LISTED ENTRIES:
*****

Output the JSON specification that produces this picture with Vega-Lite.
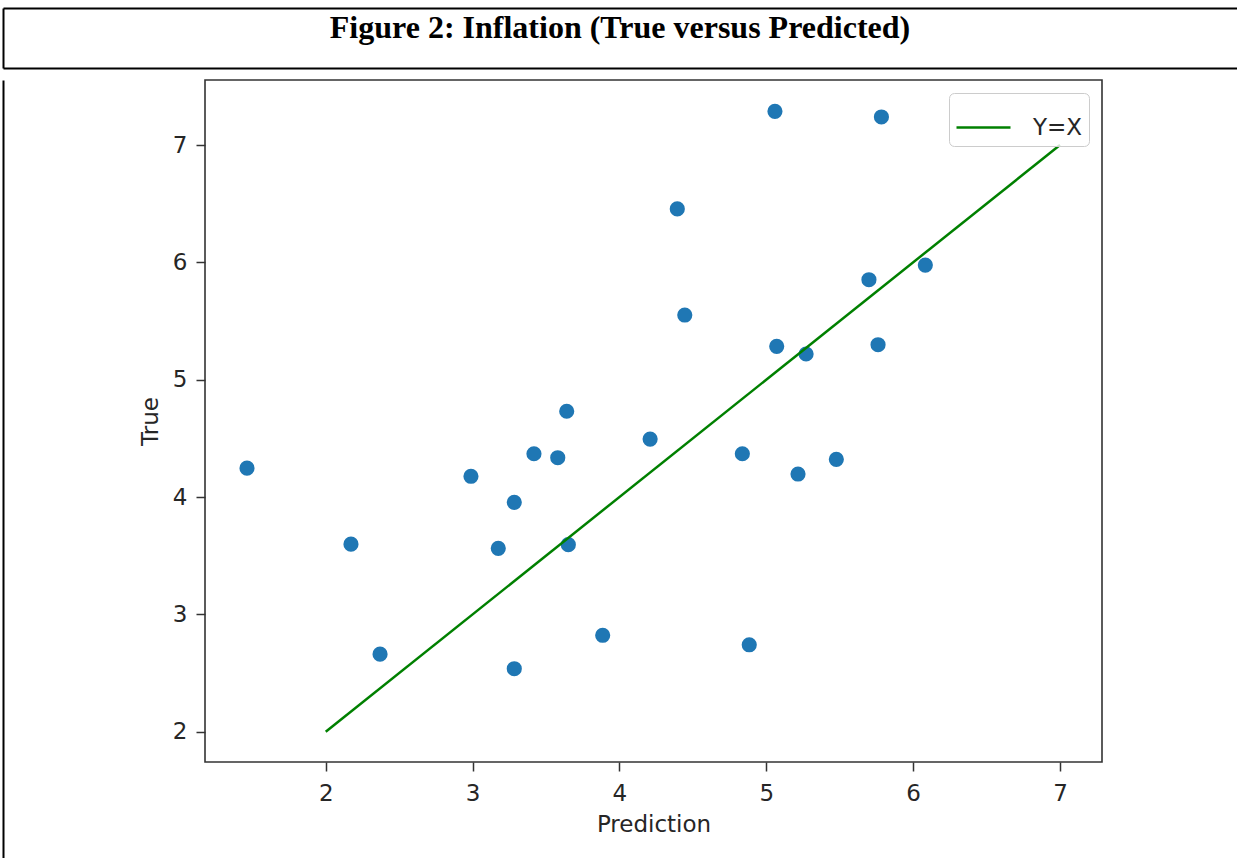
{
  "$schema": "https://vega.github.io/schema/vega-lite/v6.json",
  "padding": {"left": 3, "top": 8, "right": 0, "bottom": 0},
  "background": "white",
  "datasets": {
    "title": [{"t": "Figure 2: Inflation (True versus Predicted)"}],
    "border": [{"v": 0}],
    "points": [
      {"prediction": 1.464, "true_value": 4.246},
      {"prediction": 2.172, "true_value": 3.598},
      {"prediction": 2.370, "true_value": 2.661},
      {"prediction": 2.989, "true_value": 4.177},
      {"prediction": 3.175, "true_value": 3.563},
      {"prediction": 3.284, "true_value": 3.955},
      {"prediction": 3.284, "true_value": 2.537},
      {"prediction": 3.418, "true_value": 4.369},
      {"prediction": 3.580, "true_value": 4.335},
      {"prediction": 3.641, "true_value": 4.731},
      {"prediction": 3.652, "true_value": 3.594},
      {"prediction": 3.886, "true_value": 2.822},
      {"prediction": 4.209, "true_value": 4.494},
      {"prediction": 4.394, "true_value": 6.455},
      {"prediction": 4.445, "true_value": 5.551},
      {"prediction": 4.837, "true_value": 4.369},
      {"prediction": 4.884, "true_value": 2.741},
      {"prediction": 5.059, "true_value": 7.287},
      {"prediction": 5.071, "true_value": 5.284},
      {"prediction": 5.216, "true_value": 4.196},
      {"prediction": 5.271, "true_value": 5.219},
      {"prediction": 5.477, "true_value": 4.321},
      {"prediction": 5.699, "true_value": 5.852},
      {"prediction": 5.761, "true_value": 5.298},
      {"prediction": 5.784, "true_value": 7.239},
      {"prediction": 6.083, "true_value": 5.977}
    ],
    "line": [
      {"prediction": 2, "true_value": 2},
      {"prediction": 7, "true_value": 7}
    ]
  },
  "spacing": 12,
  "bounds": "flush",
  "resolve": {"legend": {"color": "independent"}, "scale": {"color": "independent"}},
  "vconcat": [
    {
      "width": 1234,
      "height": 60,
      "data": {"name": "title"},
      "layer": [
        {
          "mark": {"type": "text", "font": "Liberation Serif", "fontWeight": "bold", "fontSize": 32, "baseline": "alphabetic", "align": "center", "color": "black"},
          "encoding": {
            "text": {"field": "t", "type": "nominal"},
            "x": {"datum": 0, "type": "quantitative", "scale": {"domain": [-1, 1]},
                  "axis": {"orient": "top", "domain": true, "domainColor": "black", "domainWidth": 2, "labels": false, "ticks": false, "grid": false, "title": null}},
            "y": {"datum": 0, "type": "quantitative", "scale": {"domain": [-1, 1]},
                  "axis": {"orient": "left", "domain": true, "domainColor": "black", "domainWidth": 2, "labels": false, "ticks": false, "grid": false, "title": null}}
          }
        },
        {
          "mark": {"type": "text", "text": ""},
          "encoding": {
            "x": {"datum": 0, "type": "quantitative",
                  "axis": {"orient": "bottom", "domain": true, "domainColor": "black", "domainWidth": 2, "labels": false, "ticks": false, "grid": false, "title": null}}
          }
        }
      ],
      "resolve": {"axis": {"x": "independent"}}
    },
    {
      "spacing": 0,
      "bounds": "flush",
      "resolve": {"legend": {"color": "independent"}, "scale": {"color": "independent"}},
      "hconcat": [
        {
          "width": 202,
          "height": 778,
          "data": {"name": "border"},
          "mark": {"type": "text", "text": ""},
          "encoding": {
            "y": {"datum": 0, "type": "quantitative",
                  "axis": {"orient": "left", "domain": true, "domainColor": "black", "domainWidth": 2, "labels": false, "ticks": false, "grid": false, "title": null}}
          }
        },
        {
          "width": 897,
          "height": 682,
          "view": {"stroke": "#333333", "strokeWidth": 1.6},
          "layer": [
            {
              "data": {"name": "points"},
              "mark": {"type": "circle", "size": 230, "color": "#1f77b4", "opacity": 1},
              "encoding": {
                "x": {"field": "prediction", "type": "quantitative",
                      "scale": {"domain": [1.178, 7.286], "nice": false, "zero": false},
                      "axis": {"title": "Prediction", "values": [2, 3, 4, 5, 6, 7], "format": "d"}},
                "y": {"field": "true_value", "type": "quantitative",
                      "scale": {"domain": [1.742, 7.554], "nice": false, "zero": false},
                      "axis": {"title": "True", "values": [2, 3, 4, 5, 6, 7], "format": "d"}}
              }
            },
            {
              "data": {"name": "line"},
              "mark": {"type": "line", "strokeWidth": 2.5},
              "encoding": {
                "x": {"field": "prediction", "type": "quantitative"},
                "y": {"field": "true_value", "type": "quantitative"},
                "color": {"datum": "Y=X", "type": "nominal", "scale": {"range": ["#008000"]},
                          "legend": {"orient": "top-right", "offset": 13, "title": null, "symbolType": "stroke", "symbolSize": 2916, "symbolStrokeWidth": 2.5,
                                     "labelFontSize": 23, "labelFont": "DejaVu Sans", "labelColor": "#262626", "strokeColor": "#cccccc",
                                     "fillColor": "rgba(255,255,255,0.8)", "cornerRadius": 5, "padding": 6, "labelOffset": 21}}
              }
            }
          ]
        }
      ]
    }
  ],
  "config": {
    "font": "DejaVu Sans",
    "view": {"stroke": null},
    "axis": {
      "domain": false,
      "grid": false,
      "tickSize": 9,
      "tickWidth": 1.5,
      "tickColor": "#333333",
      "labelFont": "DejaVu Sans",
      "labelFontSize": 23,
      "labelColor": "#262626",
      "titleFont": "DejaVu Sans",
      "titleFontSize": 23,
      "titleFontWeight": "normal",
      "titleColor": "#262626"
    },
    "axisX": {"labelPadding": 11, "titlePadding": 8},
    "axisY": {"labelPadding": 9, "titlePadding": 10}
  }
}
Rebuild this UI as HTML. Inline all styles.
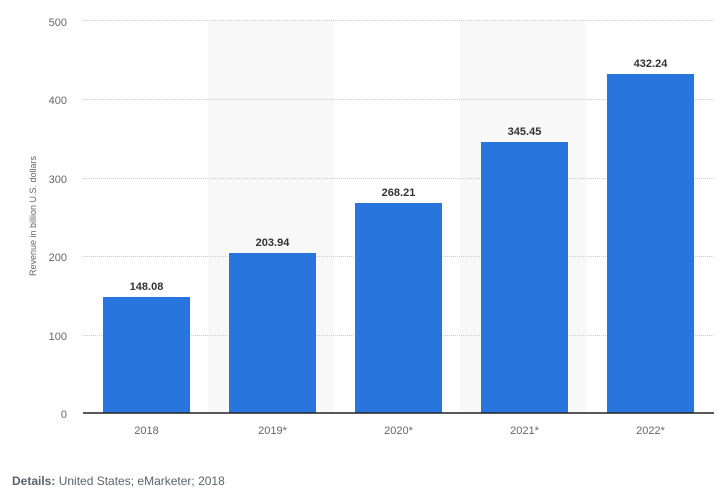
<!DOCTYPE html>
<html><head><style>body{margin:0;background:#fff;}svg{display:block;font-family:"Liberation Sans",sans-serif;}</style></head><body>
<svg width="726" height="497" xmlns="http://www.w3.org/2000/svg">
<rect x="208" y="20" width="126" height="393" fill="#f8f8f8"/>
<rect x="460" y="20" width="126" height="393" fill="#f8f8f8"/>
<g stroke="#ccc" stroke-dasharray="1,1">
<line x1="83" x2="714" y1="20.5" y2="20.5"/><line x1="83" x2="714" y1="99.5" y2="99.5"/><line x1="83" x2="714" y1="178.5" y2="178.5"/><line x1="83" x2="714" y1="256.5" y2="256.5"/><line x1="83" x2="714" y1="335.5" y2="335.5"/>
</g>
<g font-size="11" fill="#666" text-anchor="end">
<text x="67" y="26">500</text><text x="67" y="104">400</text><text x="67" y="183">300</text><text x="67" y="261">200</text><text x="67" y="340">100</text><text x="67" y="418">0</text>
</g>
<text transform="translate(36,216) rotate(-90)" font-size="9" fill="#666" text-anchor="middle">Revenue in billion U.S. dollars</text>
<g fill="#2876dd">
<rect x="103" y="297" width="87" height="116"/>
<rect x="229" y="253" width="87" height="160"/>
<rect x="355" y="203" width="87" height="210"/>
<rect x="481" y="142" width="87" height="271"/>
<rect x="607" y="74" width="87" height="339"/>
</g>
<line x1="83" x2="714" y1="413" y2="413" stroke="#222" stroke-width="1.5"/>
<g font-size="11" font-weight="bold" fill="#333" text-anchor="middle">
<text x="146.5" y="290">148.08</text><text x="272.5" y="246">203.94</text><text x="398.5" y="196">268.21</text><text x="524.5" y="135">345.45</text><text x="650.5" y="67">432.24</text>
</g>
<g font-size="11" fill="#666" text-anchor="middle">
<text x="146.5" y="434">2018</text><text x="272.5" y="434">2019*</text><text x="398.5" y="434">2020*</text><text x="524.5" y="434">2021*</text><text x="650.5" y="434">2022*</text>
</g>
<text x="12" y="485" font-size="12" fill="#5a6370"><tspan font-weight="bold">Details:</tspan> United States; eMarketer; 2018</text>
</svg>
</body></html>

*****

GIVEN EXERCISE: Report the number of lines containing the string "this" and add nothing to it.

REPLY: 2